The things that go bump in the night might give you goosebumps, but ghosts aren’t real, right? In this storied city with a long, sordid history from disturbed Indian burial grounds to gin joints filled with vice and murder, you can find ample opportunity for hauntings. Check out these three spooky spots for some creeping scares, and decide for yourself whether or not there is such a thing as ghosts.

Kells Irish Restaurant & Pub

via Flickr user Curtis Conn

via Flickr user Curtis Conn

In the basement of the city’s first mortuary, dine on fear at Kells Irish Restaurant & Pub. The laid-back Irish pub vibe doesn’t indicate that it’s one of the most famous haunted spaces in Downtown, featured on ghost hunting shows galore. Spooky sightings include hair-raising feelings, specters, and the spirit of a child that tries to entice other youngsters to come play. It’s really no surprise, since this spot is tucked away down Post Alley in Pike Place, one of the oldest and most haunted sites in Seattle. Don’t worry; the bar keeps holy water on hand for emergencies.

You can find Kells at 1916 Post Alley.

Baltic Room

via Flickr user Louis S

via Flickr user Louis S

A Capitol Hill favorite, the Baltic Room bar is a stop along the annual Capitol Hill Historic Ghost Tours slated for the Halloween season. This popular nightclub has been known to receive ghostly 1930s-garbed visitors, like the elegant woman in evening gown on the upstairs balcony or the fedora-sporting gentleman who wanders the floor in search of somebody he will presumably never find. Whether or not you spot this ill-fated couple yourself, enjoy the inclusive vibe at this favorite watering hole, a great spot to dance away any fear of ghosts.
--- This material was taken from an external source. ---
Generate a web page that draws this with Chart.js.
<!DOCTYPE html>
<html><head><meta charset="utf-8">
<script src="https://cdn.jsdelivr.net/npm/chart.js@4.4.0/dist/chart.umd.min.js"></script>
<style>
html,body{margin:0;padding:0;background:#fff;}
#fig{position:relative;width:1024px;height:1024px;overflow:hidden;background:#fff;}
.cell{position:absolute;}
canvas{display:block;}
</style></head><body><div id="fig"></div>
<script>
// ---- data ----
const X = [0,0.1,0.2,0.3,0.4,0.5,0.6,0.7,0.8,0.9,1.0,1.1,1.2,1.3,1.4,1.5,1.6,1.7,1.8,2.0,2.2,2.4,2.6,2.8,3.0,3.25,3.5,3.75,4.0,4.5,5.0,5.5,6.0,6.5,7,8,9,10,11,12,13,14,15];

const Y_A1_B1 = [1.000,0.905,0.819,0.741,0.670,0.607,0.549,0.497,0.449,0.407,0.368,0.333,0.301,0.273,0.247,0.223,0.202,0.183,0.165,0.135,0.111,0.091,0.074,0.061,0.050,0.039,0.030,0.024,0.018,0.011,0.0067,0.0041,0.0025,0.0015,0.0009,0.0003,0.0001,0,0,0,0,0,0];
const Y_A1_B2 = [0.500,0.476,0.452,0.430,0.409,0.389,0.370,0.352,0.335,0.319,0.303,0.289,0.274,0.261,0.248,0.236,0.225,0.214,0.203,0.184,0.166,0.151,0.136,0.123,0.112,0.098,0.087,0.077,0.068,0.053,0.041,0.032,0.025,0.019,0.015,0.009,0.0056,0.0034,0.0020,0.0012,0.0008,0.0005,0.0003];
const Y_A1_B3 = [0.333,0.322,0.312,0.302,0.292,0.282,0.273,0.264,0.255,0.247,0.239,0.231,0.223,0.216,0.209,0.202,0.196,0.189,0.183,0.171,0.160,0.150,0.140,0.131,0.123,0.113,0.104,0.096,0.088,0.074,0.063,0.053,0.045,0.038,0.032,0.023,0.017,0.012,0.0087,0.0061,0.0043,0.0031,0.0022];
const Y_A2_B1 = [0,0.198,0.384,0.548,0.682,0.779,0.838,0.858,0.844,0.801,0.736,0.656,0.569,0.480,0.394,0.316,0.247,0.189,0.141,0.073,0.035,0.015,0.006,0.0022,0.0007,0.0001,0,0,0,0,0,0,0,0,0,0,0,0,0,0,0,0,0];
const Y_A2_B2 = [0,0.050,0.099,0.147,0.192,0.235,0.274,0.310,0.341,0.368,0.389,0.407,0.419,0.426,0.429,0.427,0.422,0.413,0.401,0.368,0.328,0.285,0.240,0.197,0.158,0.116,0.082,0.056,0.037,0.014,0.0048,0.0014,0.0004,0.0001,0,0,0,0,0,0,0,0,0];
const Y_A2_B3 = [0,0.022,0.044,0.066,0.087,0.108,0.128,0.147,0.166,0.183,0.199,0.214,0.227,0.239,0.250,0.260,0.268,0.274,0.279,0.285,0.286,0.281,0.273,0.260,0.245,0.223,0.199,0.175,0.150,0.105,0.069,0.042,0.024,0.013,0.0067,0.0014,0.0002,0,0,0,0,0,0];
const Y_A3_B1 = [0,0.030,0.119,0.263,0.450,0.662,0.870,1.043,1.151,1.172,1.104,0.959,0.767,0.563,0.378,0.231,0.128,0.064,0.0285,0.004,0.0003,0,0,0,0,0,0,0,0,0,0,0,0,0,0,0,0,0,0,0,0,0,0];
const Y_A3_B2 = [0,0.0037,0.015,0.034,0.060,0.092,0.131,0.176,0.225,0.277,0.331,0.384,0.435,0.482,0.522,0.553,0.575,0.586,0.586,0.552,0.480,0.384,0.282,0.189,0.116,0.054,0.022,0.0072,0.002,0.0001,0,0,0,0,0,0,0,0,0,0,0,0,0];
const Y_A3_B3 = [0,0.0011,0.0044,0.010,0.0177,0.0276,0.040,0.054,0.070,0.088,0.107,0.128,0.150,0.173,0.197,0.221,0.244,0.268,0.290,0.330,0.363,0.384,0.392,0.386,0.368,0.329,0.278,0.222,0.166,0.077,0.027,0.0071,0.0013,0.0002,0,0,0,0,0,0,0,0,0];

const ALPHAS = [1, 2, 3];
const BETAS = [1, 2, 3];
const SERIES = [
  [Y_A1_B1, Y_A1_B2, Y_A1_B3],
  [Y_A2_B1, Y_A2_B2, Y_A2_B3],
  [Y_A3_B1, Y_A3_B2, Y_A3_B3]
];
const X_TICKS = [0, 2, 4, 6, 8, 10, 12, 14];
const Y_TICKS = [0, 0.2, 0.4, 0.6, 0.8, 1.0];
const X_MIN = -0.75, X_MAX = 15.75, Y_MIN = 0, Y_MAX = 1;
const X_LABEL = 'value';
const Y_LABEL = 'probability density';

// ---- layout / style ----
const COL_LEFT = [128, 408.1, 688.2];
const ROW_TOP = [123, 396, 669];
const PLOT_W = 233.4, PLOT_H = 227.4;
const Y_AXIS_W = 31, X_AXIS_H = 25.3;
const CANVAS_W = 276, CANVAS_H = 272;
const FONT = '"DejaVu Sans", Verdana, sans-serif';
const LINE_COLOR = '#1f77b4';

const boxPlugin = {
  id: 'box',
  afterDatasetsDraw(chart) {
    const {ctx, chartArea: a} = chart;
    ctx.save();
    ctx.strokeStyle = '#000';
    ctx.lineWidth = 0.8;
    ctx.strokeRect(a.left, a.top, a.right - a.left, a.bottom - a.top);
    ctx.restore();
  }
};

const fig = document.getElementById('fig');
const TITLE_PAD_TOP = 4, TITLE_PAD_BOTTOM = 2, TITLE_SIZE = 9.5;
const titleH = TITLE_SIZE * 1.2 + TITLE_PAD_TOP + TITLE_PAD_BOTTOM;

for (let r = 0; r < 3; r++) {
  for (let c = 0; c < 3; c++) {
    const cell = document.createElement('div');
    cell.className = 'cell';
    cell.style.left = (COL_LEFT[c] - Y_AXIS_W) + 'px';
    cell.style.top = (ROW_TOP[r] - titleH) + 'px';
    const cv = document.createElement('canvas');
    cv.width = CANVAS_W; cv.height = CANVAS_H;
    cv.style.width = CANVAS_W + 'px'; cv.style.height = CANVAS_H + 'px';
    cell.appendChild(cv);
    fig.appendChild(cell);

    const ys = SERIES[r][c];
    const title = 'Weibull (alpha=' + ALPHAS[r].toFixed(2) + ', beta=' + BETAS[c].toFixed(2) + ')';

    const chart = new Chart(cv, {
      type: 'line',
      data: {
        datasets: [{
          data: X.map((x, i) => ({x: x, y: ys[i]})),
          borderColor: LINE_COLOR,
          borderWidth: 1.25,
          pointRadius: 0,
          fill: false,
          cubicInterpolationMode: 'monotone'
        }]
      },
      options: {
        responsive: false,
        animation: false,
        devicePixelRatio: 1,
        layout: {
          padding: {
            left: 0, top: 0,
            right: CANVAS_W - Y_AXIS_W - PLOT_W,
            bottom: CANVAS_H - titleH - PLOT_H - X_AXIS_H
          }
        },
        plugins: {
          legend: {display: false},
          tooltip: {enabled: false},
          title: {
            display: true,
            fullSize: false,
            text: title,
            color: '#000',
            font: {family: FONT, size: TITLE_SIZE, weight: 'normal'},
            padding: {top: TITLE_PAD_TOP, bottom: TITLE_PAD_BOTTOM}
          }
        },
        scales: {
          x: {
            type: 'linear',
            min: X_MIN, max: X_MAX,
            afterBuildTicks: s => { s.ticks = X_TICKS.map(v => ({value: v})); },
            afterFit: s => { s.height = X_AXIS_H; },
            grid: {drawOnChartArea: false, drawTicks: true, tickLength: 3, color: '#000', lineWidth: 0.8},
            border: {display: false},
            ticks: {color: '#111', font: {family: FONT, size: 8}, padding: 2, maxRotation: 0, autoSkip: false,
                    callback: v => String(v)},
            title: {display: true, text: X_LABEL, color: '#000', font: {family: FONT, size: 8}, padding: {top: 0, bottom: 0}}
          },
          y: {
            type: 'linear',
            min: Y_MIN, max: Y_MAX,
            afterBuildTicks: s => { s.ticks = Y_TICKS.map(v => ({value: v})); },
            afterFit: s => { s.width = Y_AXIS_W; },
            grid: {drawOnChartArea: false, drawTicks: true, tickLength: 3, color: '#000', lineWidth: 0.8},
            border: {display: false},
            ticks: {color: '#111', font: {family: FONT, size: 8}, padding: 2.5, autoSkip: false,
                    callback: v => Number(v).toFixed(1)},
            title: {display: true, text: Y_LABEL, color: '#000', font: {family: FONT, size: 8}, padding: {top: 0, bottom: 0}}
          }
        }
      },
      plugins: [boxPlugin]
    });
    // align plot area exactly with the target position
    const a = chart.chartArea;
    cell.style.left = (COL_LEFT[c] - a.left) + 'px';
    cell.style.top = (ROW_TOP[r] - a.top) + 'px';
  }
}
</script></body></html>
You can find Baltic Room at 1207 Pine St.

Spooked in Seattle Museum

via Spooked in Seattle

via Spooked in Seattle

It may seem too good to be true that the headquarters and starting point for one of the city’s most popular paranormal tours is also haunted, but museum owner and ghost expert Ross Allison claims that he originally became interested in the space for its known ghostly activity. Even if you can’t pick out the unearthly strains from the music box doll of the resident child spectre, get a morbidity fix at the museum of death and dying, then take the 90 minute walking tour of Pioneer Square’s most haunted pubs. The chances of spotting residual ectoplasm only increase with each pint.

You can find the Spooked in Seattle Museum at 102 Cherry St.